Les Inuits sont dépendants de la chasse aux phoques pour se nourrir et pour obtenir un revenu en vendant des produits dérivés du phoque à l’Europe. Les manifestations européennes contre cette pratique ont donc été dévastatrices pour la culture et l’économie inuites. En 2007, alors que les campagnes et manifestations nuisent plus que jamais à cette communauté, l’avocate, militante et designer Aaju Peter fait le voyage du Nunavut aux Pays-Bas avec son fils Aggu pour défendre le mode de vie traditionnel de son peuple. Aaju Peter a par la suite figuré dans le documentaire Angry Inuk (2016) d’Alethea Arnaquq-Baril, avant de produire son propre documentaire, intitulé Deux fois colonisée, en collaboration avec la réalisatrice danoise Lin Alluna.
Deux fois se décoloniser
Pour conserver le mode de vie inuit et ses traditions, Aaju propose d’appliquer un processus de décolonisation. Ainsi, la conservation de la culture peut contribuer à protéger la santé mentale des membres de la communauté, qui récupèrent un sentiment d’identité. Pour ce faire, il faut selon elle commencer par modifier notre langage, plus précisément notre manière d’aborder les conséquences de la discrimination vécue par la nation inuite, en essayant plutôt de trouver des solutions pour en contrer les effets. À cette fin, le documentaire d’Aaju et de Lin se réapproprie l’histoire des Inuits. Pendant ces 90 minutes qui condensent sept années mouvementées, on suit Aaju dans ses réflexions, ses batailles juridiques avec les pays colonisateurs (le Danemark et le Canada) et ses voyages entre Iqaluit, le siège de l’ONU aux États-Unis, Copenhague, et Nanortalik (un village au Groenland où elle a passé une partie de son enfance). Les spectateurs sont surtout témoins de son deuil et de la résilience dont elle fait preuve après le suicide de son fils. L’engagement d’Aaju et ses défis personnels agissent comme une porte d’entrée pour comprendre les enjeux politiques, culturels et les traumatismes intergénérationnels qui affectent la communauté inuite entière, ainsi que les communautés autochtones du monde.
Commencer par la fin
« Je suis anéantie », dit Aaju à l’équipe de production alors qu’elle s’ouvre à propos du suicide de son fils. Cet événement traumatique l’a figée. Puis, après une longue période de deuil, elle s’est réveillée. Sa mission est devenue claire. « En acceptant ce qui s’est passé, je peux transformer le négatif en quelque chose d’extraordinaire », explique-t-elle. En six mois, Aaju a réparé son cœur et son âme afin de reprendre son travail avec plus d’ambition que jamais. Tout au long du documentaire, elle envoie un message qui peut donner de la force à tous : afin de rester « parmi les vivants », il faut se servir des épreuves que l’on traverse pour mieux se propulser dans sa mission, peu importe ce qu’elle est.

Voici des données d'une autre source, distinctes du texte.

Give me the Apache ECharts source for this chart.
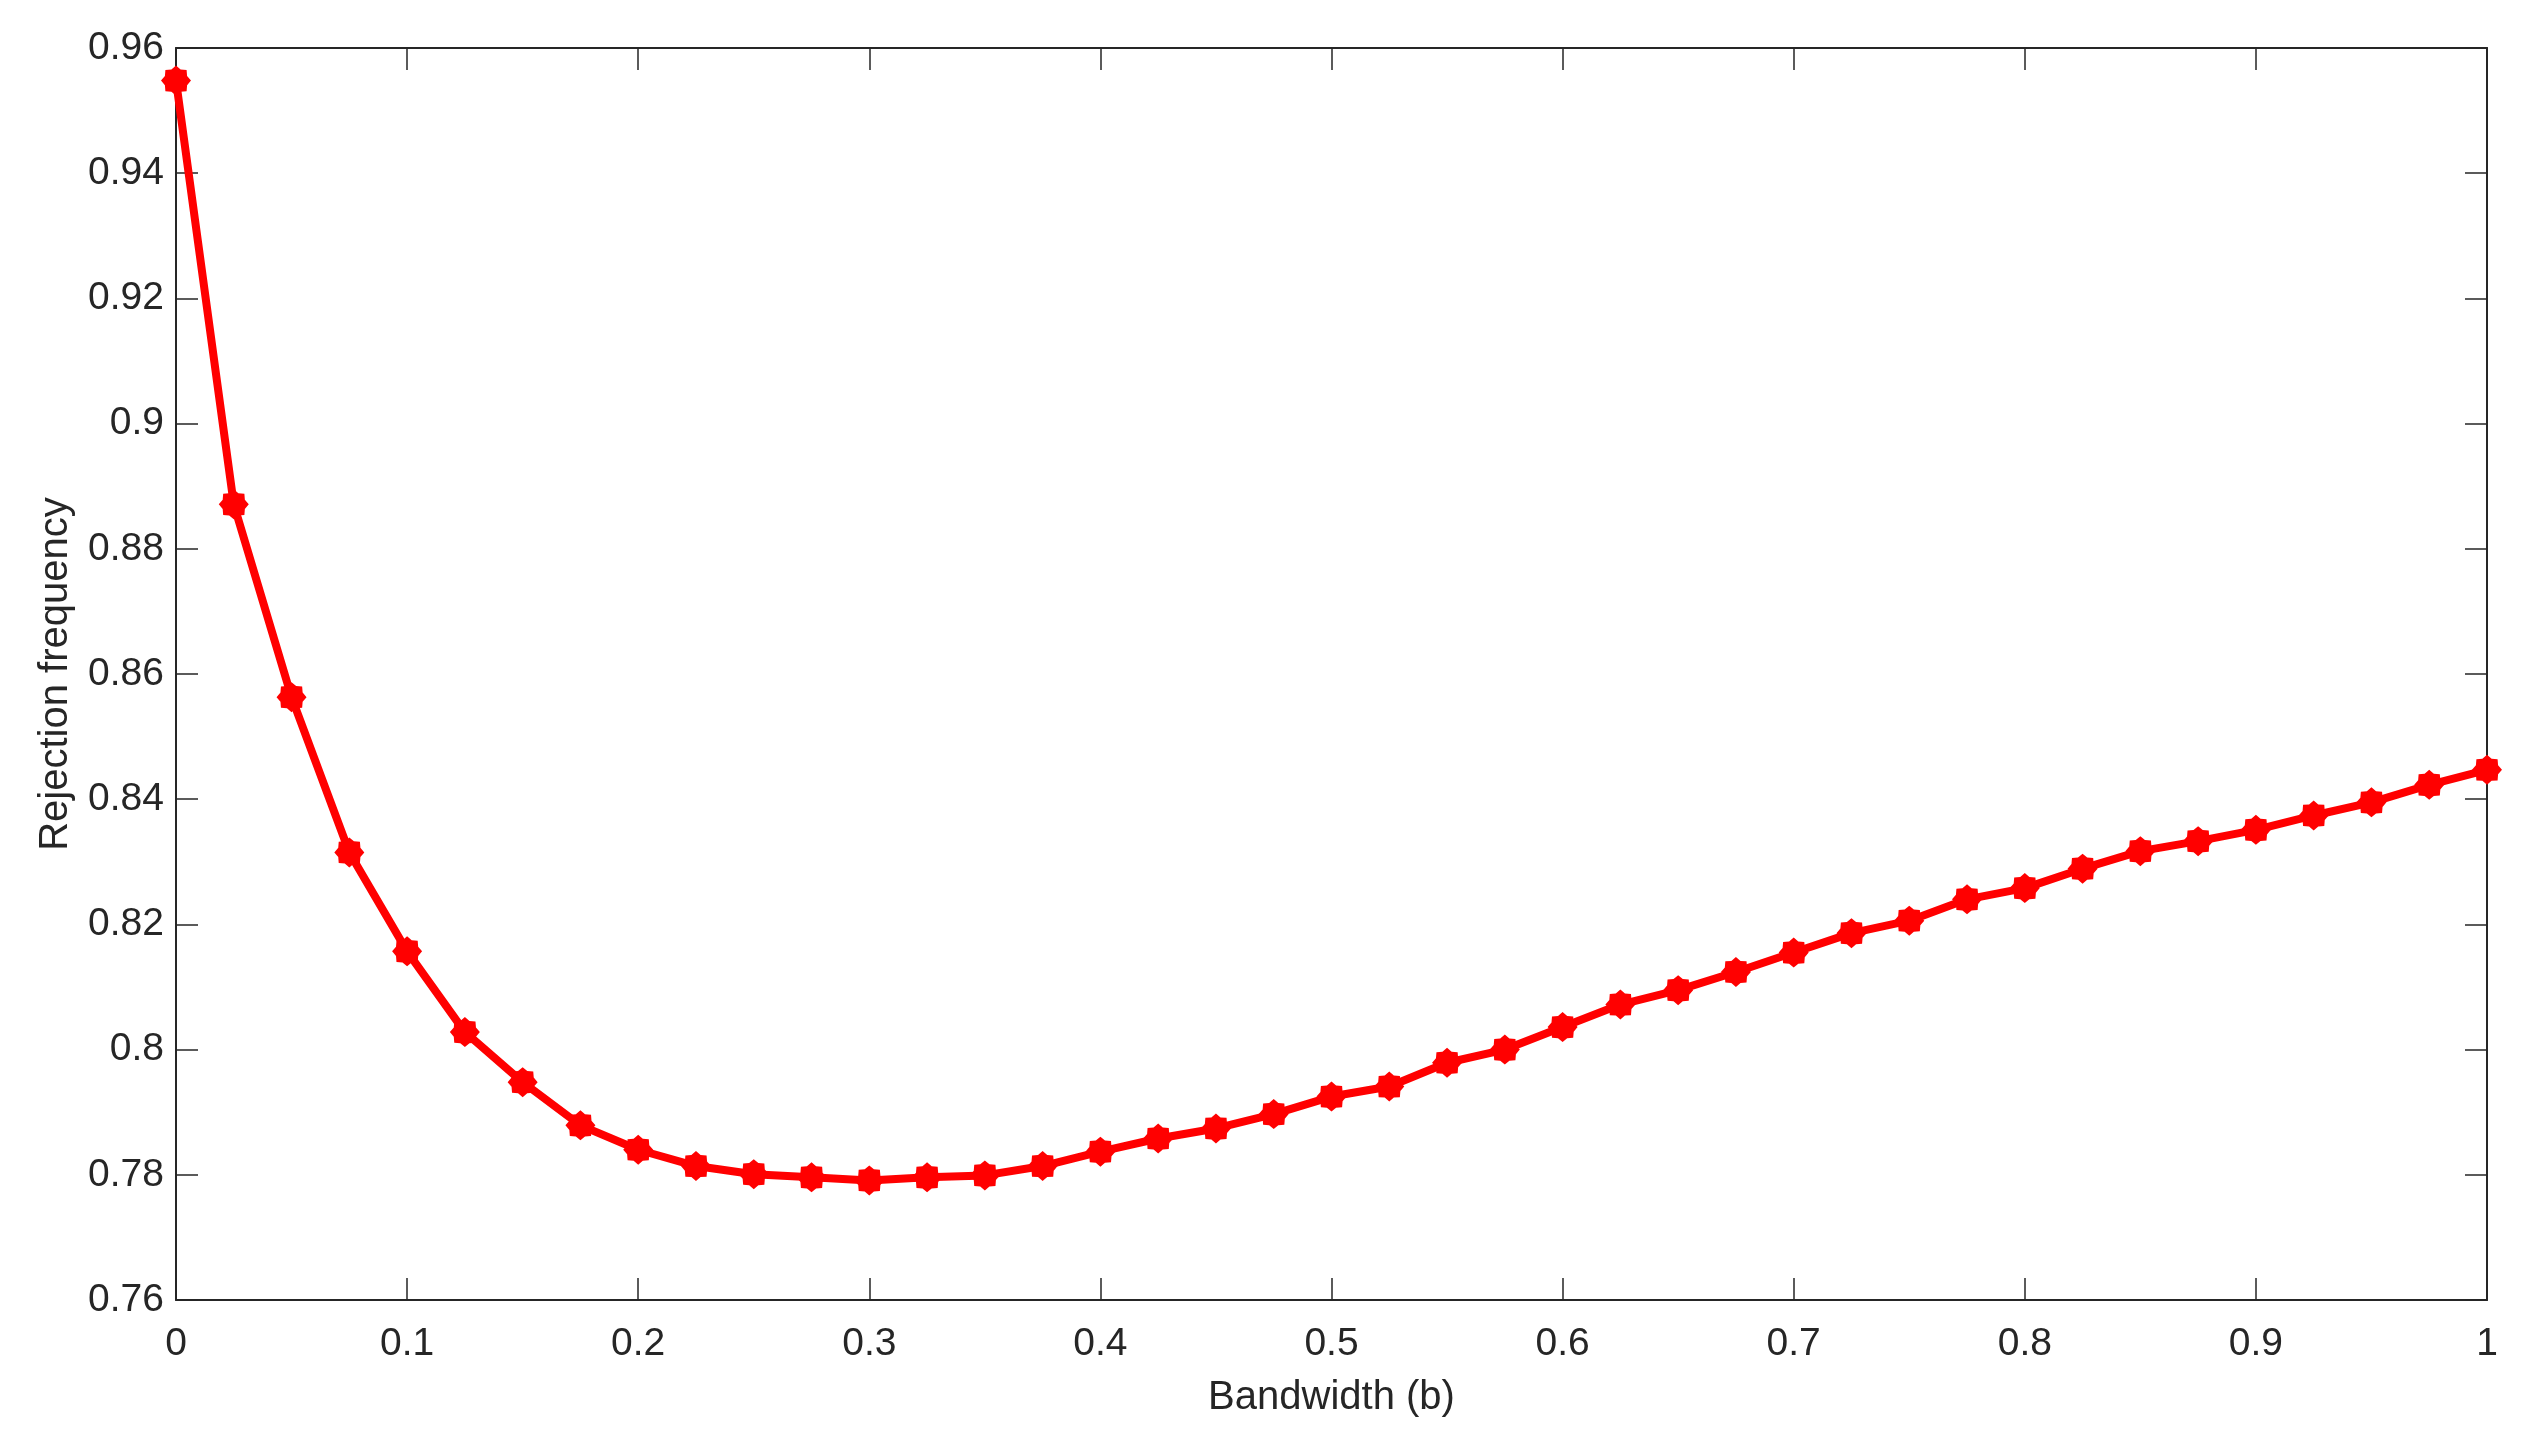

Une réalisation engageante
Le documentaire offre une perspective intime de la vie d’Aaju. Les scènes de joie, de danse, de chant ou de rires sont souvent suivies directement de scènes plus sombres et douloureuses. Ce contraste met en lumière les hauts et les bas qu’Aaju ressent lors de sa lutte engagée pour les droits des communautés autochtones et pendant le deuil de son fils Aggu. Grâce à des plans chargés d’émotions et des montages vidéos représentant la jeunesse d’Aaju, qui permettent une proximité sans intrusivité, le spectateur est amené à s’attacher à la narratrice et à mieux comprendre sa cause. La musique traditionnelle inuit, avec ses tambours et ses chants de gorge, accompagne les images, et permet au spectateur de concevoir l’importance et l’ampleur du défi d’Aaju, soit conserver et faire valoir la culture inuite.
« Afin de rester “parmi les vivants”, il faut se servir des épreuves que l’on traverse pour mieux se propulser dans sa mission, peu importe ce qu’elle est »
Vers la fin du documentaire, on voit Aaju qui met la touche finale au premier brouillon de sa rédaction. En sous-titre à Deux fois colonisée, elle ajoute : Est-il possible de changer le monde et de panser ses blessures en même temps ? C’est la question centrale du documentaire, à laquelle je pense que dans le cas d’Aaju, on peut répondre « oui », même si décoloniser les manières de penser et guérir sont deux procédés qui s’étendent dans le temps, sans aboutissement définitif.